*Given material*:

· · · · ·

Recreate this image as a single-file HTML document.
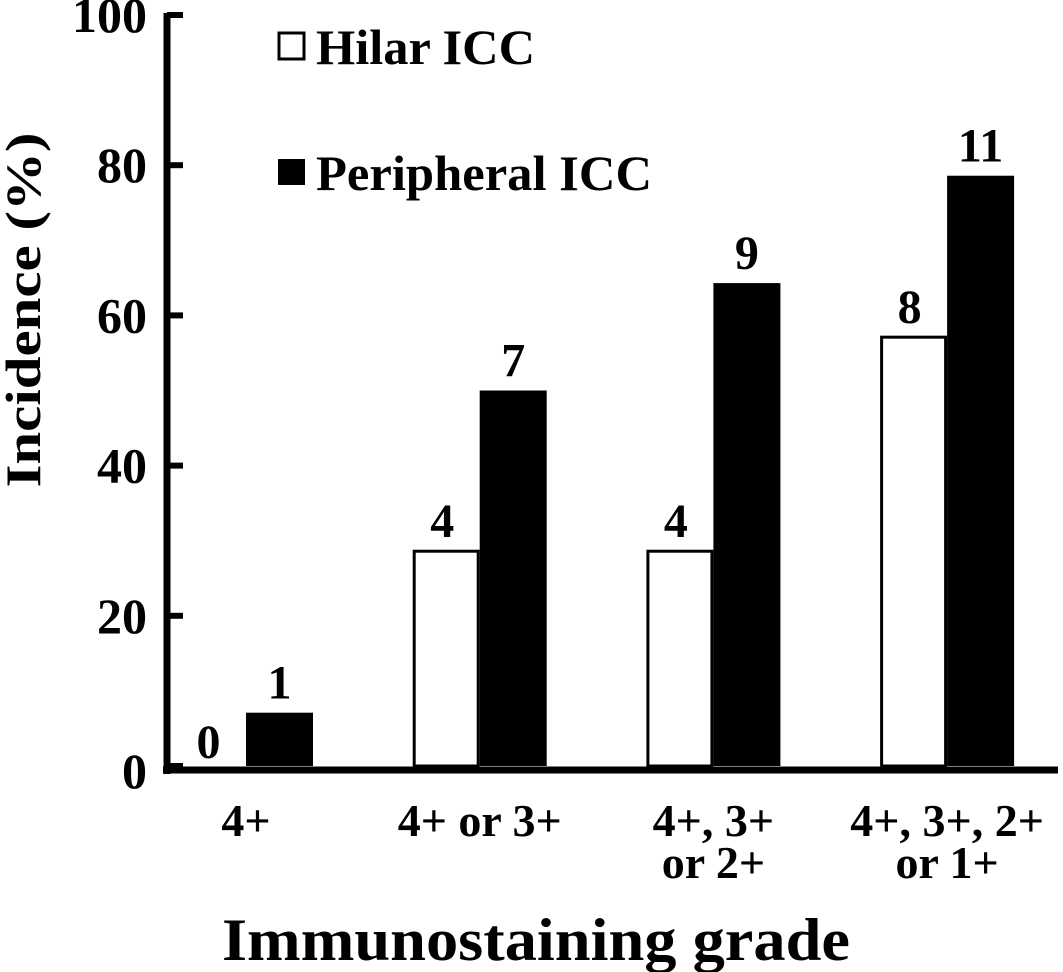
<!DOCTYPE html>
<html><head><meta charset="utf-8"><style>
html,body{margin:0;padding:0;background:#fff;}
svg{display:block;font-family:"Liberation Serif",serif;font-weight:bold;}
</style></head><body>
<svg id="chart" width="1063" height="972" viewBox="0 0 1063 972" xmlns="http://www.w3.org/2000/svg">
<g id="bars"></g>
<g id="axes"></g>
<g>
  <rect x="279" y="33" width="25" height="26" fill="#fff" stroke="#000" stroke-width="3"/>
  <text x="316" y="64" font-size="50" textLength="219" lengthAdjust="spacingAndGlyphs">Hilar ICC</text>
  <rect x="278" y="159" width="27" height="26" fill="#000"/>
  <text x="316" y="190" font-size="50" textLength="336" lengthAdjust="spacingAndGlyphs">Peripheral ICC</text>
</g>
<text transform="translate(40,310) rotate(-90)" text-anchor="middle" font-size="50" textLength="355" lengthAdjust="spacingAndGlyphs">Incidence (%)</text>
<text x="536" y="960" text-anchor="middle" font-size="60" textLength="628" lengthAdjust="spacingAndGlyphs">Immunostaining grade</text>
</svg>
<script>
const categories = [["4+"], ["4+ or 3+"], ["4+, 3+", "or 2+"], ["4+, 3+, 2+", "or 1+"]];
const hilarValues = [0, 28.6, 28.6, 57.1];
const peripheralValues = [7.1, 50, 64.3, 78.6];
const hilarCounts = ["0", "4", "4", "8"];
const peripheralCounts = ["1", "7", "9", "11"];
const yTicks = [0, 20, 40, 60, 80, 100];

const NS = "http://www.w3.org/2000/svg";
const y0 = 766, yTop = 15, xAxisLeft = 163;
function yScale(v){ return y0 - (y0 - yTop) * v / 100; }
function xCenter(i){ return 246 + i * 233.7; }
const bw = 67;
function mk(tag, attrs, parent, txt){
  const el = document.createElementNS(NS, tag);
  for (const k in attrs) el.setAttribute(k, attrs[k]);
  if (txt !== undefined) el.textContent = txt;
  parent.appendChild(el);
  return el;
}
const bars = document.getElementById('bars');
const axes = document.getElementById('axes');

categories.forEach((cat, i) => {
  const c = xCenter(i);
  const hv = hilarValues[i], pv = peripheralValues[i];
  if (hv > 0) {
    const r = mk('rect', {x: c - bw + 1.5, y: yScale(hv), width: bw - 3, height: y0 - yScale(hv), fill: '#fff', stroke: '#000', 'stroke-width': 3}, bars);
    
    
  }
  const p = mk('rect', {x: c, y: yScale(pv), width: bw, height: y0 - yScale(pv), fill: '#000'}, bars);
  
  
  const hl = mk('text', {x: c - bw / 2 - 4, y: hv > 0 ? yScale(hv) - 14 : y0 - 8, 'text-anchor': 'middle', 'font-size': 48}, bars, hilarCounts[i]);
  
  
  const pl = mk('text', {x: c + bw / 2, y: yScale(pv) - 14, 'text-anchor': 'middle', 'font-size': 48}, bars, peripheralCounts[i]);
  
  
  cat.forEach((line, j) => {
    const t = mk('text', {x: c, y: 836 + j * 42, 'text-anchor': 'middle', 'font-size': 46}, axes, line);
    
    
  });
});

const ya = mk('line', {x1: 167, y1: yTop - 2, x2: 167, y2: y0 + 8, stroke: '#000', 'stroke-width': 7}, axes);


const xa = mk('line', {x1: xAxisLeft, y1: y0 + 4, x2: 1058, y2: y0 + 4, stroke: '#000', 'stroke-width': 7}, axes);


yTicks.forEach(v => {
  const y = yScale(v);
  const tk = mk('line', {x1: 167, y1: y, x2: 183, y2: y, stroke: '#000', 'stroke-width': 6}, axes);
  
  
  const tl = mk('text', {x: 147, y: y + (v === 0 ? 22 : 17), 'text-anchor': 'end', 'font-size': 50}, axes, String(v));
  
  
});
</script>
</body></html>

· · · · ·

*The problem*:
Begin at the first line of the material and copy each line exactly through the one containing "const yTicks = [0, 20, 40, 60, 80, 100];". Omit pictures.

*Written reply*:
Recreate this image as a single-file HTML document.
<!DOCTYPE html>
<html><head><meta charset="utf-8"><style>
html,body{margin:0;padding:0;background:#fff;}
svg{display:block;font-family:"Liberation Serif",serif;font-weight:bold;}
</style></head><body>
<svg id="chart" width="1063" height="972" viewBox="0 0 1063 972" xmlns="http://www.w3.org/2000/svg">
<g id="bars"></g>
<g id="axes"></g>
<g>
  <rect x="279" y="33" width="25" height="26" fill="#fff" stroke="#000" stroke-width="3"/>
  <text x="316" y="64" font-size="50" textLength="219" lengthAdjust="spacingAndGlyphs">Hilar ICC</text>
  <rect x="278" y="159" width="27" height="26" fill="#000"/>
  <text x="316" y="190" font-size="50" textLength="336" lengthAdjust="spacingAndGlyphs">Peripheral ICC</text>
</g>
<text transform="translate(40,310) rotate(-90)" text-anchor="middle" font-size="50" textLength="355" lengthAdjust="spacingAndGlyphs">Incidence (%)</text>
<text x="536" y="960" text-anchor="middle" font-size="60" textLength="628" lengthAdjust="spacingAndGlyphs">Immunostaining grade</text>
</svg>
<script>
const categories = [["4+"], ["4+ or 3+"], ["4+, 3+", "or 2+"], ["4+, 3+, 2+", "or 1+"]];
const hilarValues = [0, 28.6, 28.6, 57.1];
const peripheralValues = [7.1, 50, 64.3, 78.6];
const hilarCounts = ["0", "4", "4", "8"];
const peripheralCounts = ["1", "7", "9", "11"];
const yTicks = [0, 20, 40, 60, 80, 100];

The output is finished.